There are, however, plenty of things that the Buccaneers and/or individual Buccaneer players could accomplish for the first time in franchise history in 2019. And that happens to be the topic we will be examining all this week: Potential Buccaneer Firsts. Each day this week, we'll look at one very reasonable thing that could happen for the first time this year, the 44th season in franchise history. We start with a little globe-trotting.
POTENTIAL BUCCANEER FIRST: A WIN IN LONDON
The Buccaneers have won a game overseas before, but it doesn't really count. In August of 2003, the NFL showcased its defending champions in an "American Bowl" game in Tokyo. Playing in the Tokyo Dome in front of 43,000 fans, the Buccaneers defeated the New York Jets, 30-14. It was exactly as thrilling as one would expect a preseason game on the second day of August to be, but it was an exciting and new experience for the players and fans.

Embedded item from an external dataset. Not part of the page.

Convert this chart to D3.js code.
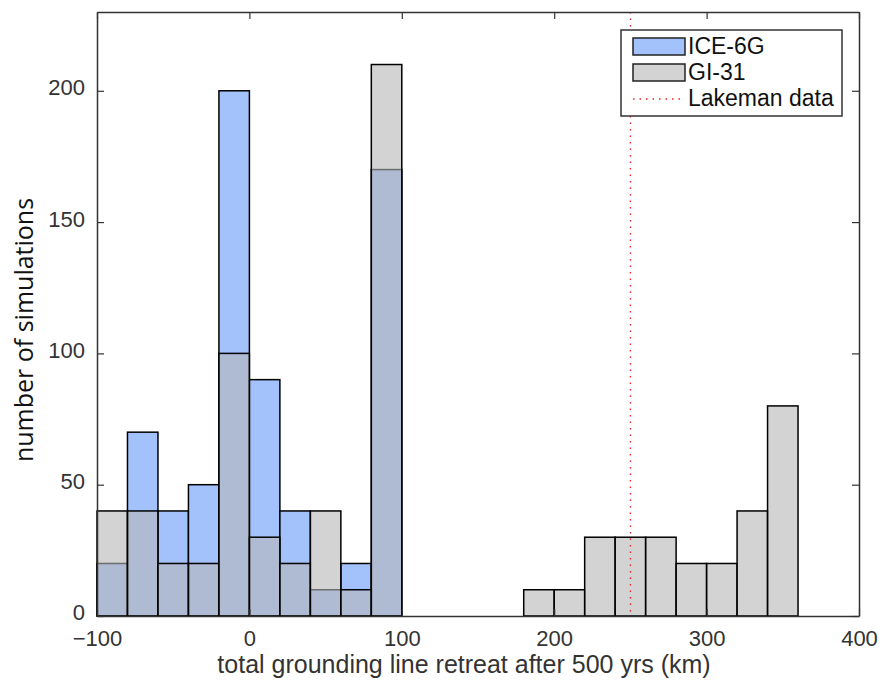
<!DOCTYPE html>
<html>
<head>
<meta charset="utf-8">
<script src="https://cdn.jsdelivr.net/npm/d3@7"></script>
<style>
  body { margin: 0; background: #fff; }
  text { font-family: "Liberation Sans", Arial, sans-serif; fill: #333; }
</style>
</head>
<body>
<div id="chart"></div>
<script>
// bin left edges (km), width 20
var binEdges = [-100, -80, -60, -40, -20, 0, 20, 40, 60, 80, 100, 120, 140, 160, 180, 200, 220, 240, 260, 280, 300, 320, 340];
var ice6g = [20, 70, 40, 50, 200, 90, 40, 10, 20, 170, 0, 0, 0, 0, 0, 0, 0, 0, 0, 0, 0, 0, 0];
var gi31 = [40, 40, 20, 20, 100, 30, 20, 40, 10, 210, 0, 0, 0, 0, 10, 10, 30, 30, 30, 20, 20, 40, 80];
var binWidth = 20;
var lakeman = 250;
var xTicks = [-100, 0, 100, 200, 300, 400];
var yTicks = [0, 50, 100, 150, 200];

var width = 882, height = 683;
var margin = {top: 12, right: 23, bottom: 67, left: 97};

var svg = d3.select('#chart').append('svg')
  .attr('width', width)
  .attr('height', height);

var x = d3.scaleLinear().domain([-100, 400]).range([margin.left, width - margin.right]);
var y = d3.scaleLinear().domain([0, 230]).range([height - margin.bottom, margin.top]);

function bars(vals, cls, fill, opacity) {
  var data = binEdges.map(function (e, i) { return {x0: e, v: vals[i]}; })
    .filter(function (d) { return d.v > 0; });
  svg.append('g').attr('class', cls)
    .selectAll('rect').data(data).enter().append('rect')
    .attr('x', function (d) { return x(d.x0); })
    .attr('width', function (d) { return x(d.x0 + binWidth) - x(d.x0); })
    .attr('y', function (d) { return y(d.v); })
    .attr('height', function (d) { return y(0) - y(d.v); })
    .attr('fill', fill)
    .attr('fill-opacity', opacity)
    .attr('stroke', '#000')
    .attr('stroke-width', 1.5);
}

bars(ice6g, 'ice', '#a3c2fc', 1);
bars(gi31, 'gi', '#b5b5b5', 0.6);

// Lakeman line
svg.append('line')
  .attr('x1', x(lakeman)).attr('x2', x(lakeman))
  .attr('y1', y(230)).attr('y2', y(0))
  .attr('stroke', '#ff2020')
  .attr('stroke-width', 1.3)
  .attr('stroke-dasharray', '1.5,5');

// axes (matlab style inward ticks, box)
var axisColor = '#333';
var xAxis = d3.axisBottom(x).tickValues(xTicks).tickSizeInner(-7).tickSizeOuter(0).tickPadding(14);
var yAxis = d3.axisLeft(y).tickValues(yTicks).tickSizeInner(-7).tickSizeOuter(0).tickPadding(12);

var gx = svg.append('g').attr('transform', 'translate(0,' + y(0) + ')').call(xAxis);
var gy = svg.append('g').attr('transform', 'translate(' + x(-100) + ',0)').call(yAxis);
svg.append('g').attr('transform', 'translate(0,' + y(230) + ')')
  .call(d3.axisTop(x).tickValues(xTicks).tickSizeInner(-7).tickSizeOuter(0).tickFormat(''));
svg.append('g').attr('transform', 'translate(' + x(400) + ',0)')
  .call(d3.axisRight(y).tickValues(yTicks).tickSizeInner(-7).tickSizeOuter(0).tickFormat(''));

svg.selectAll('.domain').attr('stroke', axisColor).attr('stroke-width', 1.5);
svg.selectAll('.tick line').attr('stroke', axisColor).attr('stroke-width', 1.2);
svg.selectAll('.tick text').attr('font-size', 22).style('fill', '#333')
  .style('font-family', '"Liberation Sans", Arial, sans-serif');
gy.selectAll('.tick text').attr('dy', '0.18em');

svg.append('text')
  .attr('x', 464)
  .attr('y', 673)
  .attr('text-anchor', 'middle')
  .attr('font-size', 25)
  .text('total grounding line retreat after 500 yrs (km)');

svg.append('text')
  .attr('transform', 'translate(33,330) rotate(-90)')
  .attr('text-anchor', 'middle')
  .attr('font-size', 25)
  .style('fill', '#111')
  .style('font-family', '"Open Sans", "DejaVu Sans", sans-serif')
  .text('number of simulations');

// legend
var leg = svg.append('g').attr('transform', 'translate(621,30)');
leg.append('rect').attr('width', 221).attr('height', 86)
  .attr('fill', '#fff').attr('stroke', '#333').attr('stroke-width', 1.5);
var items = [
  {label: 'ICE-6G', fill: '#a3c2fc', type: 'rect'},
  {label: 'GI-31', fill: '#d3d3d3', type: 'rect'},
  {label: 'Lakeman data', type: 'line'}
];
items.forEach(function (it, i) {
  var cy = 16 + i * 26;
  if (it.type === 'rect') {
    leg.append('rect').attr('x', 12).attr('y', cy - 8).attr('width', 52).attr('height', 17)
      .attr('fill', it.fill).attr('stroke', '#222').attr('stroke-width', 1.5);
  } else {
    leg.append('line').attr('x1', 12).attr('x2', 64).attr('y1', cy + 1).attr('y2', cy + 1)
      .attr('stroke', '#ff2020').attr('stroke-width', 1.3).attr('stroke-dasharray', '1.5,5');
  }
  leg.append('text').attr('x', 67).attr('y', cy + 8).attr('font-size', 23)
    .style('fill', '#111').text(it.label);
});
</script>
</body>
</html>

Tampa Bay subsequently played two regular-season games across the pond, going to London in both 2009 and 2011. Unfortunately, neither of those games ended in victory for the Buccaneers.
The 2009 Bucs were a team in transition, with Raheem Morris in his first year at the helm, Mark Dominik new in the general manager role and rookie quarterback Josh Freeman waiting in the wings. The Buccaneers drafted Freeman 17th overall that spring but didn't intend to play him right away. Instead, they signed veteran Byron Leftwich (yes, the team's current offensive coordinator) and had him in the lineup on opening day. When the team opened 0-3, including a Week Three shutout loss at home to the Giants, Morris finally turned to Josh…Johnson. Jon Gruden and Bruce Allen had drafted Johnson in the fifth round in 2008, and Morris thought the mobile quarterback might have a better shot at getting the offense going. Instead, four more losses followed and Johnson was sacked 20 times.
The last of those four losses came at Wembley Stadium in London, as the Buccaneers faced off against the New England Patriots on Oct. 25. It got out of hand quickly, as Johnson threw a pick-six on the game's first drive, leading to a 21-0 halftime lead. New England made it 35-7 in the fourth quarter, which meant the time had finally come. Freeman came in to direct the Bucs' last two drives, and while nothing magical occurred, it marked the beginning of his run as the starter. He would open the Bucs' next game, at home against Green Bay, and lead the team to a 38-28 upset of the playoff-bound Packers.
Freeman and the Buccaneers had a much better season in 2010, winning 10 games and narrowly missing the playoffs, with Freeman throwing 25 touchdown passes against just six interceptions. Had the Bucs gone back to London that year, they might have gotten that first regular-season overseas win. Instead, they waited one more year for a return trip, and appeared to be in good shape when they did. After that 10-6 finish in 2010, the 2011 Buccaneers started out 4-2 and were coming off a rousing win over New Orleans. They went back to Wembley Stadium to face the 3-3 Chicago Bears.
In retrospect, it was the beginning of the end of Morris's tenure as head coach. Chicago ran out to a 21-5 lead, and though the Bucs did pull within three points in the fourth quarter, the game ended in a 24-18 decision when the Bears' D.J. Moore intercepted Freeman with 39 seconds to go, ending a drive that had reached the Chicago 39. That loss was followed by nine more to close out the season.
So the Buccaneers stand at 0-2 in fair London, but they will get another shot this fall. On Oct. 13, in Week Six, the Bucs will take on their heated division rival, the Carolina Panthers, in the new Tottenham Hotspur Stadium. Hopefully, the third time is the charm.
Reasons for optimism? Well, regardless of the relative strengths of the two teams in any given season, the Buccaneers and Panthers often play intense, closely contested games. Last year, for instance, the two teams split, with Carolina winning 42-28 in Charlotte and Tampa Bay answering with a 24-17 victory in Tampa in December. Six of the last 10 games in the series have been decided by seven points or less, including four that were decided by three points or less.
But, of course, optimism about that game and the rest of the season primarily stems from the arrival of Arians and his new coaching staff. Arians and many of the same coaches directed that aforementioned and immediate turnaround in Arizona, which led to him setting a franchise record for head-coaching wins in just five seasons. Arians has made it clear that he doesn't consider 2019 to be a "rebuilding" year of any sort, that this team is aiming at the playoffs. He is also sold on quarterback Jameis Winston and believes he and his staff can get the most out of the talented fifth-year quarterback.
That alone would make a big difference in the Buccaneers' efforts to get that first London win. In the previous two games, Tampa Bay quarterbacks combined to complete 49.4% of their passes, throw seven interceptions against just three touchdowns and compile a passer rating of 42.0. A much more efficient outing by Winston would make a Buccaneer win much more likely, much as it did last December when Winston completed 66.7% of his passes and threw for two touchdowns, no picks and a 114.4 passer rating in the seven-point win over Carolina. If he can do something similar this October, the Bucs could finally join the ranks of NFL teams with wins in London.